If you're going to offer an open device (meaning you put your own apps on it,
its just a regular machine in the traditional sense) to students and think
that they will have some magic incentive to pay for that device - that
thinking is flawed - as (even as HNers point out) they can spend money they
were planning on already spending on a system they have total control over and
more choices WRT its features.

However, if you were to partner and build a knowledge/content delivery
platform which was the real value of a device - and the hardware was
incidentally delivery mechanism, then you could begin to have something of
value.

For example, an OS, apps and content designed to be together and be a part of
the curriculum.

I think this is where Khan Academy can really make a revolution - especially
if they have support from various directions.

Right now, Khan Academy has content organized by subject - and there is the
beginning of a teaching/tracking platform which provides tools for tracking a
students progress.

This is the idea that needs to be expounded upon and put onto any of these
systems-to-students ideas such as the google laptop.

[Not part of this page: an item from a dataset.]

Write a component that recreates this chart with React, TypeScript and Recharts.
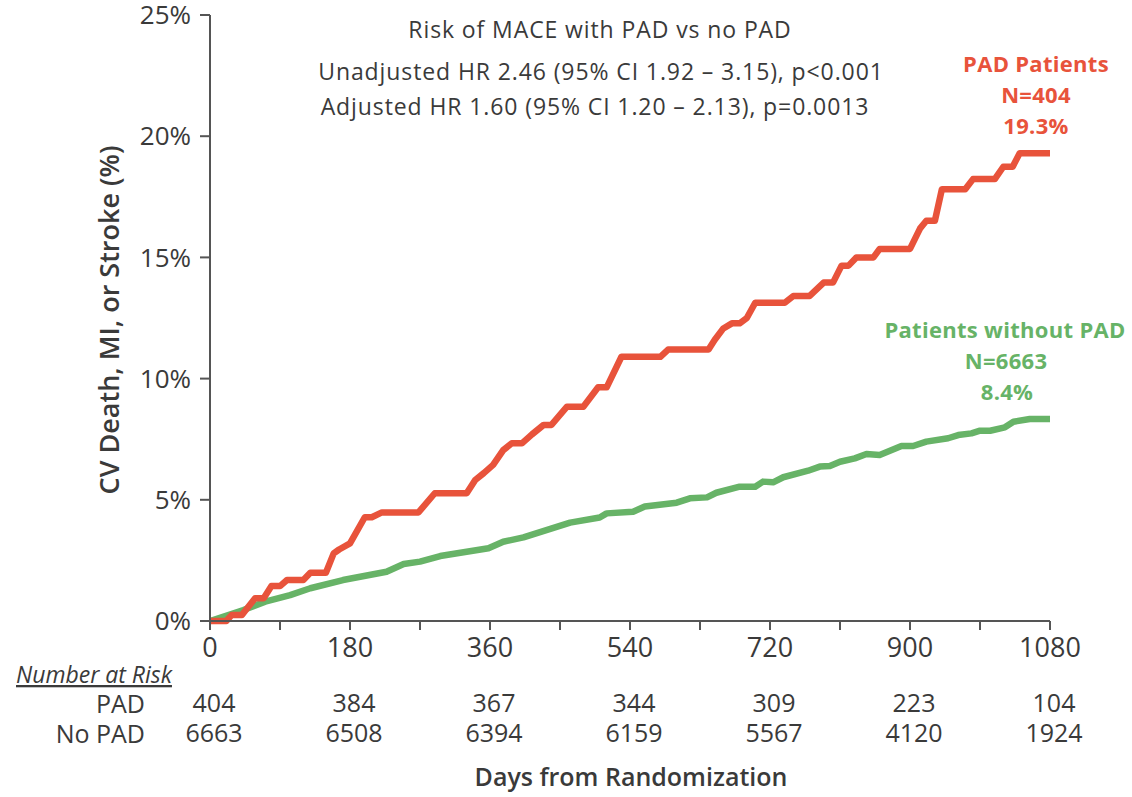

Google is _already_ going after education and enterprise organizations to
provide email and apps-for-domains.

They _really_ need to look at Khan Academy as the vector for really getting
into this in a meaningful way.

If we take the idea of _Meaningful Use_ from the medical space, and create
_Meaningful Education_ and begin to put a lot of great thought into the
education platform - we could change the world of education.

We need real platform development that accounts for the content, context and
containers in such a way that we really utilize technology in an augmenting
way.

Google's approach with this model is bottoms up - where we need more tops
down.

There are far too many assumptions that providing technology without
contextual content and tools will foster innovation etc. but really we have
not seen a real thought-out approach to this problem.